### TASK BRIEF
Leaving out every picture, copy the lines of the data exactly, from the first through the line containing "ax.tick_params(axis='x', length=0, pad=17)".

Records with drawing code

+ + +

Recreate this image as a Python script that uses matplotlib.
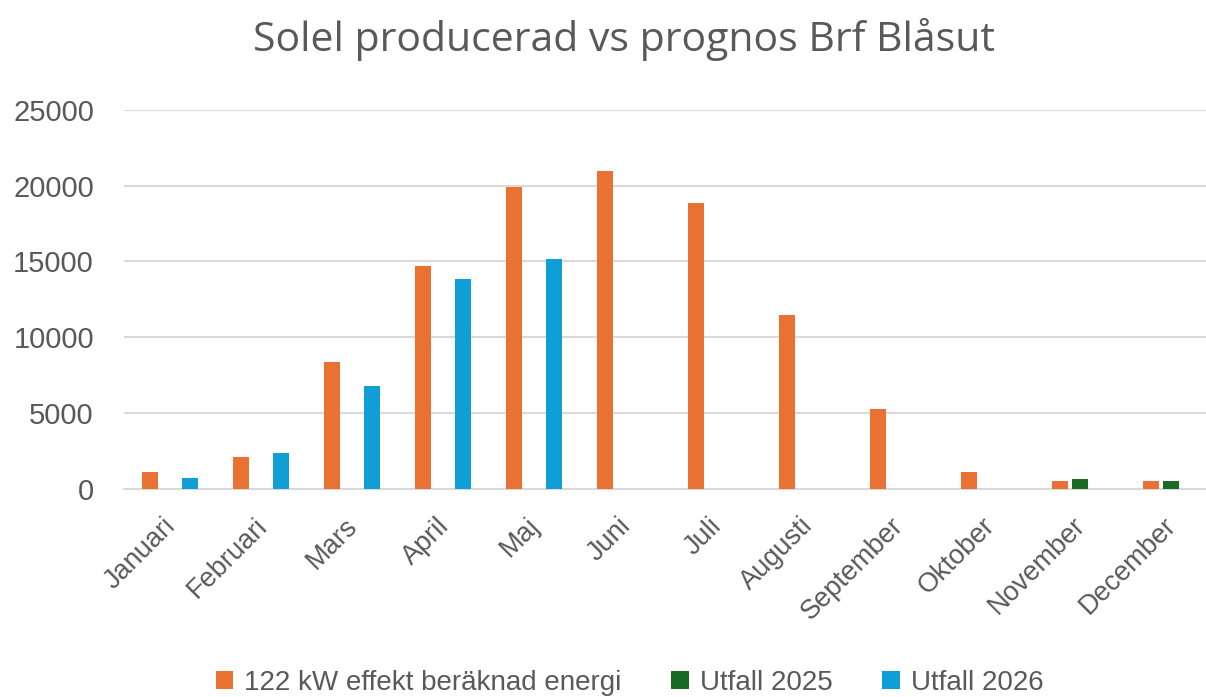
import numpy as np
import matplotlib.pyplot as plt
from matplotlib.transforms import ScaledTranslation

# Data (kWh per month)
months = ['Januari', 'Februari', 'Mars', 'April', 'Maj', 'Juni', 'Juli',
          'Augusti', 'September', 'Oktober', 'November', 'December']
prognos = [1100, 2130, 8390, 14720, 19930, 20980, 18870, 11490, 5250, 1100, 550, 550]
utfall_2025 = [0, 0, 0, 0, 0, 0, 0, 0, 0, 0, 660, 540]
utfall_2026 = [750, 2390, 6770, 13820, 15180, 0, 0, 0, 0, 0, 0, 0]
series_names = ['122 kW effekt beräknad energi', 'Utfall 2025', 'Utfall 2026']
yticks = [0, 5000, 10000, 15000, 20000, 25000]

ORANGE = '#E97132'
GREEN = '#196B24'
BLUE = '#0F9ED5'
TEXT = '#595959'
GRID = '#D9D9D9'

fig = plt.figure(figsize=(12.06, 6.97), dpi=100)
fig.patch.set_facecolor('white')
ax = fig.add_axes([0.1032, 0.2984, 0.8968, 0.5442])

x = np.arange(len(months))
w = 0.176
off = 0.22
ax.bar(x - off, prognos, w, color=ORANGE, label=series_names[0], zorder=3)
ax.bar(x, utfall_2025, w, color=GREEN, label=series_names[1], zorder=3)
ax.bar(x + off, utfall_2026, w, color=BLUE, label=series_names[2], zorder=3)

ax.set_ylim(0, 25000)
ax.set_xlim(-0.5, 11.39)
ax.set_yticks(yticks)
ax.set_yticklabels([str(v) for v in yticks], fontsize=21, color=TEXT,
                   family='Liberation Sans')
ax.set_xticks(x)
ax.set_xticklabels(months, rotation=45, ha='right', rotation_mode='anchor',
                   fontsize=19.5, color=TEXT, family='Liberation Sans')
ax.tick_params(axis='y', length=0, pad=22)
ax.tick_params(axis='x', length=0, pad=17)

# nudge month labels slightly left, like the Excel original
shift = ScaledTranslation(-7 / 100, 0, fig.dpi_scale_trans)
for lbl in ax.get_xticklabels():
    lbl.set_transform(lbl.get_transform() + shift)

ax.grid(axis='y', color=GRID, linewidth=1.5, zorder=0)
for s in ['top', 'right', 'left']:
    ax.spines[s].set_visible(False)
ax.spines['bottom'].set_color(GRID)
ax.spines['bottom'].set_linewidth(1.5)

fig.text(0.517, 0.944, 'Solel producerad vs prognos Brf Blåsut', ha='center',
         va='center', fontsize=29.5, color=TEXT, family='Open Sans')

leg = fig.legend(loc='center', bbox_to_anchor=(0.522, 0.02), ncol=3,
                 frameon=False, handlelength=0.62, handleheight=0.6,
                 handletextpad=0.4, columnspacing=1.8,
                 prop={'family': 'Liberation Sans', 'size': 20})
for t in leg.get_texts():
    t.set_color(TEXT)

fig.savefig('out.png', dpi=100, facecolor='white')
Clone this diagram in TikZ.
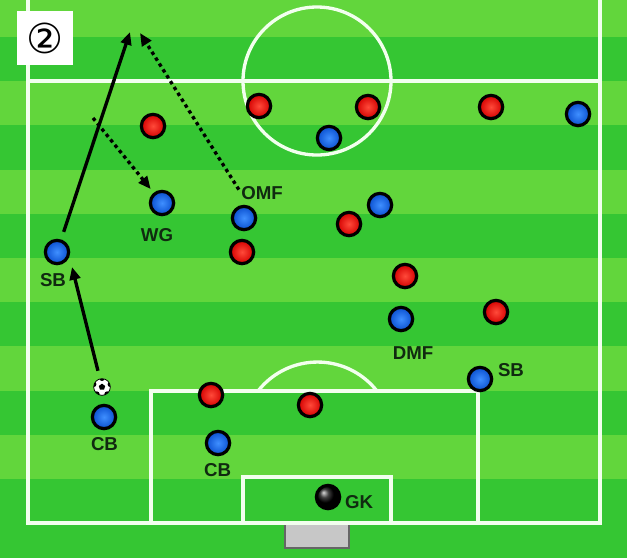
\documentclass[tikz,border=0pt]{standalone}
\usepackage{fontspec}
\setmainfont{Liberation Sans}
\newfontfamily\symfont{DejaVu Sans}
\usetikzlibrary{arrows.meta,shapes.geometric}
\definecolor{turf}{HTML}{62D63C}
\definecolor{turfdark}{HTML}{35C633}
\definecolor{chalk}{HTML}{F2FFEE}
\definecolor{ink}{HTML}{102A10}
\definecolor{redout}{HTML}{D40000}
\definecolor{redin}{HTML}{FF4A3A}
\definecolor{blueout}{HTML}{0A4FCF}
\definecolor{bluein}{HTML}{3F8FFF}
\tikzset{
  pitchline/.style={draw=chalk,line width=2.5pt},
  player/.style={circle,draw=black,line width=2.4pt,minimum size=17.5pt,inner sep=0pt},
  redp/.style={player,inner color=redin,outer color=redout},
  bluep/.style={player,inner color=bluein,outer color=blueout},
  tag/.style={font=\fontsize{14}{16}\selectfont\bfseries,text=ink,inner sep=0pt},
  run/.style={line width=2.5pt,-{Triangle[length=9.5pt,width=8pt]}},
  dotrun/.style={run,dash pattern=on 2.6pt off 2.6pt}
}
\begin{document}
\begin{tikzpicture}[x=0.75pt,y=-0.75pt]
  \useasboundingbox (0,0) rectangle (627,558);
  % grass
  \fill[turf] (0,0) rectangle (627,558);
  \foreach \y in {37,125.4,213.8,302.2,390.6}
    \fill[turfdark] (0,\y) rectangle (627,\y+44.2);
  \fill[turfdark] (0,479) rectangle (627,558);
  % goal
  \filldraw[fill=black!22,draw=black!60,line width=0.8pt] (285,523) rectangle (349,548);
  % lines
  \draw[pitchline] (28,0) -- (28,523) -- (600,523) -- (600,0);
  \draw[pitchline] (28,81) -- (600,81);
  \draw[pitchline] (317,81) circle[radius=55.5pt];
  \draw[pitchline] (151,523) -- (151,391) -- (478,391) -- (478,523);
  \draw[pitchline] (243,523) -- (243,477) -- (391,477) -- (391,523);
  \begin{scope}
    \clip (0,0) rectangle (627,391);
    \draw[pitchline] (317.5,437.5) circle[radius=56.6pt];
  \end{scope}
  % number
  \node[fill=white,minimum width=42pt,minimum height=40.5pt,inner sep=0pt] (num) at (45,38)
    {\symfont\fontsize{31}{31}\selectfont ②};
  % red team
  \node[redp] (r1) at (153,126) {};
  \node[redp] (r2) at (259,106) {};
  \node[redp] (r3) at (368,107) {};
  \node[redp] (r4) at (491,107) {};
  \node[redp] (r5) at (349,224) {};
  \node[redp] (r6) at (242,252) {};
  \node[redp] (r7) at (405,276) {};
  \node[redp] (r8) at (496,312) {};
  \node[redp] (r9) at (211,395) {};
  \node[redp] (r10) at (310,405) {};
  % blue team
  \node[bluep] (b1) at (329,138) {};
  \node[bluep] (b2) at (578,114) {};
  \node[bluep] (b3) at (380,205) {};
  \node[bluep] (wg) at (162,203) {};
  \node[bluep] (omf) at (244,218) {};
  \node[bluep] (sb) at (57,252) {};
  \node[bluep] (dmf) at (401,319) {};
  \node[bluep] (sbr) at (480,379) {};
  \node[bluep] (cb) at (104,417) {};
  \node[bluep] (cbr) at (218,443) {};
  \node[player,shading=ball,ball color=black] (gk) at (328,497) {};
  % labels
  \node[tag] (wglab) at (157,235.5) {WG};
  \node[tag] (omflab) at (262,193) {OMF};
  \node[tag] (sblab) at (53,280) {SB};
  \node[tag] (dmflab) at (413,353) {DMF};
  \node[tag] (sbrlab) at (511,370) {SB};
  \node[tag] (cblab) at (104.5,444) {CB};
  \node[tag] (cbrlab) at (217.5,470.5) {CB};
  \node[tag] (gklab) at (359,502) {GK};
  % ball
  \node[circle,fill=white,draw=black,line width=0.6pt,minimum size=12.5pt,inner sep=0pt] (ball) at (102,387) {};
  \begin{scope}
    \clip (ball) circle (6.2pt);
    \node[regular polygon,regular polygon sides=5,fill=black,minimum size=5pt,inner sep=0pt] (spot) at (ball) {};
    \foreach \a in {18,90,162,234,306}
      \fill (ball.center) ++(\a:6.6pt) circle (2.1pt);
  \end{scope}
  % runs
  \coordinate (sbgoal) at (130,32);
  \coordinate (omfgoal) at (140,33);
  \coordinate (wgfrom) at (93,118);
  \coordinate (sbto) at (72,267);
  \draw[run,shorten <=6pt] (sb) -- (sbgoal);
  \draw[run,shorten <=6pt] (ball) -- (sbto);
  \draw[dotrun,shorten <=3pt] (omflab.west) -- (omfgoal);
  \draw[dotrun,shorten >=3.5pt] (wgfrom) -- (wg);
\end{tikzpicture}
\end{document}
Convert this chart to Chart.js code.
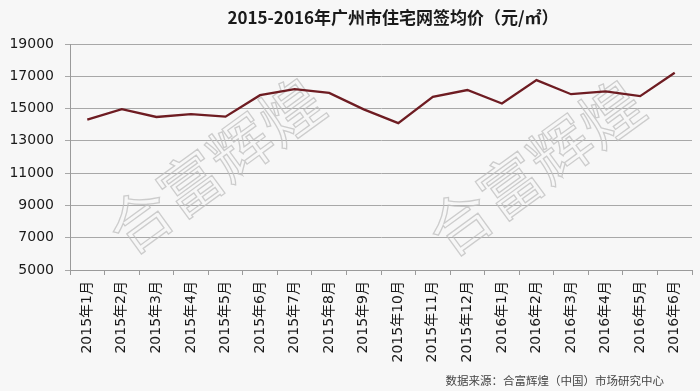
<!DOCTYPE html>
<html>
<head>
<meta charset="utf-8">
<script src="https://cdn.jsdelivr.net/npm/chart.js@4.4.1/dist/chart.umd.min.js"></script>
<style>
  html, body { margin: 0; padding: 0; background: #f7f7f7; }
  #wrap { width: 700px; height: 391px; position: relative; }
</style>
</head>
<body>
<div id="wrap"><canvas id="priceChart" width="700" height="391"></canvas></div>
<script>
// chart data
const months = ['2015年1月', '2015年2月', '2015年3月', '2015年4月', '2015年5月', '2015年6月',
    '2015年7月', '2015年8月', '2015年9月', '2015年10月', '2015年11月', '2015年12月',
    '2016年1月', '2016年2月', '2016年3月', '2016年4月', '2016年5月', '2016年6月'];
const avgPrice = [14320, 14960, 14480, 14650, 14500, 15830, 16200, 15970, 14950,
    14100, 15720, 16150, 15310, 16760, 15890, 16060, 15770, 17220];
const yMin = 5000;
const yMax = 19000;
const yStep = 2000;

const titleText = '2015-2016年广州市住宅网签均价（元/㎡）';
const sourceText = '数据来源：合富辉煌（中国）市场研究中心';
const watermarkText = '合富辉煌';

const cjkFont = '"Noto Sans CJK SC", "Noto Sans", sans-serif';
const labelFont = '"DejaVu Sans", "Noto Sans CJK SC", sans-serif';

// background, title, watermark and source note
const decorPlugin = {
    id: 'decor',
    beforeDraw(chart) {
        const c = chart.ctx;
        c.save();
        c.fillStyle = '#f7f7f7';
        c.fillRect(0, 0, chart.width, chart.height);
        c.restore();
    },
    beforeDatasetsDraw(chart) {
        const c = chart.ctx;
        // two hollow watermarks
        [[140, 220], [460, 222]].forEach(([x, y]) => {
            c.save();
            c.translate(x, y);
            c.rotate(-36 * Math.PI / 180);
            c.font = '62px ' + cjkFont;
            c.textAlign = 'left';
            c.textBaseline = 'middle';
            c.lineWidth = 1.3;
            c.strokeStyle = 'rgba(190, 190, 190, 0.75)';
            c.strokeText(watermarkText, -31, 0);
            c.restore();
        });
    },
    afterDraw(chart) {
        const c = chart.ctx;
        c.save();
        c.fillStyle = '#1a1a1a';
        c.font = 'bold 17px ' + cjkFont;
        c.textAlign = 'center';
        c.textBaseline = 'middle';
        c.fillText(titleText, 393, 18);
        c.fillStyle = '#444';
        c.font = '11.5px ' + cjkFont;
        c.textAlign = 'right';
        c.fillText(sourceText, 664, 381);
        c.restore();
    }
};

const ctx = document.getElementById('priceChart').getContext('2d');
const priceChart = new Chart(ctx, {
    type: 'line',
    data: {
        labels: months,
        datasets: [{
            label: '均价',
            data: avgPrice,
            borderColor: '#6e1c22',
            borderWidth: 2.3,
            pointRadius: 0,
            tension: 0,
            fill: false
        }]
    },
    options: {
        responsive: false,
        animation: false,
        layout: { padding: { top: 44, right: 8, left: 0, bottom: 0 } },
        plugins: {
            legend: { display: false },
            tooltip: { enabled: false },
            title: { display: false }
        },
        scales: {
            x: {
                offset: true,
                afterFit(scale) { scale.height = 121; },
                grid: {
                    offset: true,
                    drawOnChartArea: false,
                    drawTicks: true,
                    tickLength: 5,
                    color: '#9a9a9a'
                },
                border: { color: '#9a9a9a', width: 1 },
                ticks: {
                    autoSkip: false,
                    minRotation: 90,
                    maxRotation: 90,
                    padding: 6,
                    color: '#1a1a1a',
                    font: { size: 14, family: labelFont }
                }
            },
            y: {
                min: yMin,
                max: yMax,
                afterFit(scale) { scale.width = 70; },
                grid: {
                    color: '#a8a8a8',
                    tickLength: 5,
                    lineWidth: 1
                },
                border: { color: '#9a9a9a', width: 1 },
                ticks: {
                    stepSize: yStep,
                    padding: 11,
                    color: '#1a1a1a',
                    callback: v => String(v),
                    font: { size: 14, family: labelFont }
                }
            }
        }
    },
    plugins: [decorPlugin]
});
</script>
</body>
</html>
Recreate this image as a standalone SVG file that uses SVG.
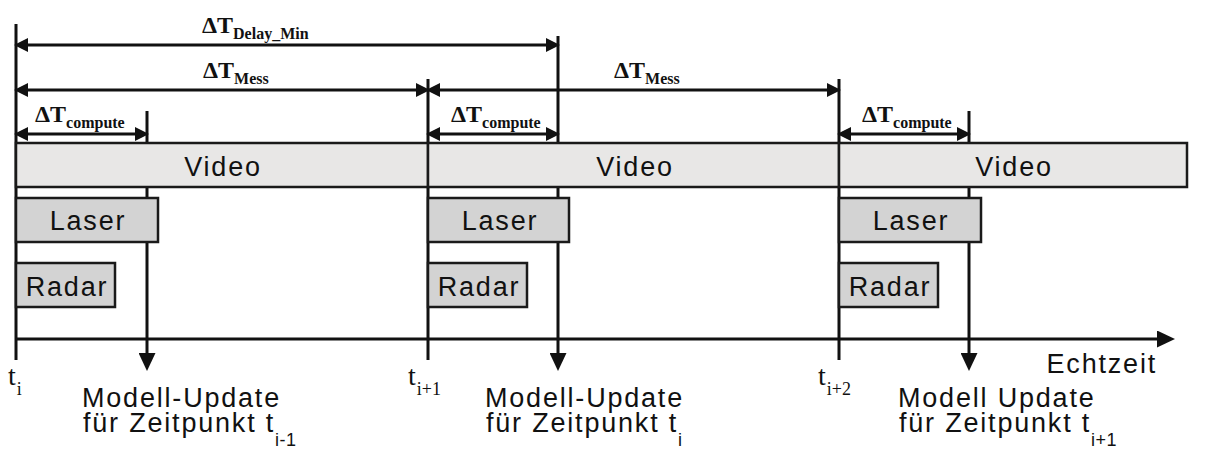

+ + +

### WRITTEN ANSWER
Recreate this image as a Python script that uses matplotlib.
import numpy as np
import matplotlib.pyplot as plt
from matplotlib.transforms import ScaledTranslation

# Data (kWh per month)
months = ['Januari', 'Februari', 'Mars', 'April', 'Maj', 'Juni', 'Juli',
          'Augusti', 'September', 'Oktober', 'November', 'December']
prognos = [1100, 2130, 8390, 14720, 19930, 20980, 18870, 11490, 5250, 1100, 550, 550]
utfall_2025 = [0, 0, 0, 0, 0, 0, 0, 0, 0, 0, 660, 540]
utfall_2026 = [750, 2390, 6770, 13820, 15180, 0, 0, 0, 0, 0, 0, 0]
series_names = ['122 kW effekt beräknad energi', 'Utfall 2025', 'Utfall 2026']
yticks = [0, 5000, 10000, 15000, 20000, 25000]

ORANGE = '#E97132'
GREEN = '#196B24'
BLUE = '#0F9ED5'
TEXT = '#595959'
GRID = '#D9D9D9'

fig = plt.figure(figsize=(12.06, 6.97), dpi=100)
fig.patch.set_facecolor('white')
ax = fig.add_axes([0.1032, 0.2984, 0.8968, 0.5442])

x = np.arange(len(months))
w = 0.176
off = 0.22
ax.bar(x - off, prognos, w, color=ORANGE, label=series_names[0], zorder=3)
ax.bar(x, utfall_2025, w, color=GREEN, label=series_names[1], zorder=3)
ax.bar(x + off, utfall_2026, w, color=BLUE, label=series_names[2], zorder=3)

ax.set_ylim(0, 25000)
ax.set_xlim(-0.5, 11.39)
ax.set_yticks(yticks)
ax.set_yticklabels([str(v) for v in yticks], fontsize=21, color=TEXT,
                   family='Liberation Sans')
ax.set_xticks(x)
ax.set_xticklabels(months, rotation=45, ha='right', rotation_mode='anchor',
                   fontsize=19.5, color=TEXT, family='Liberation Sans')
ax.tick_params(axis='y', length=0, pad=22)
ax.tick_params(axis='x', length=0, pad=17)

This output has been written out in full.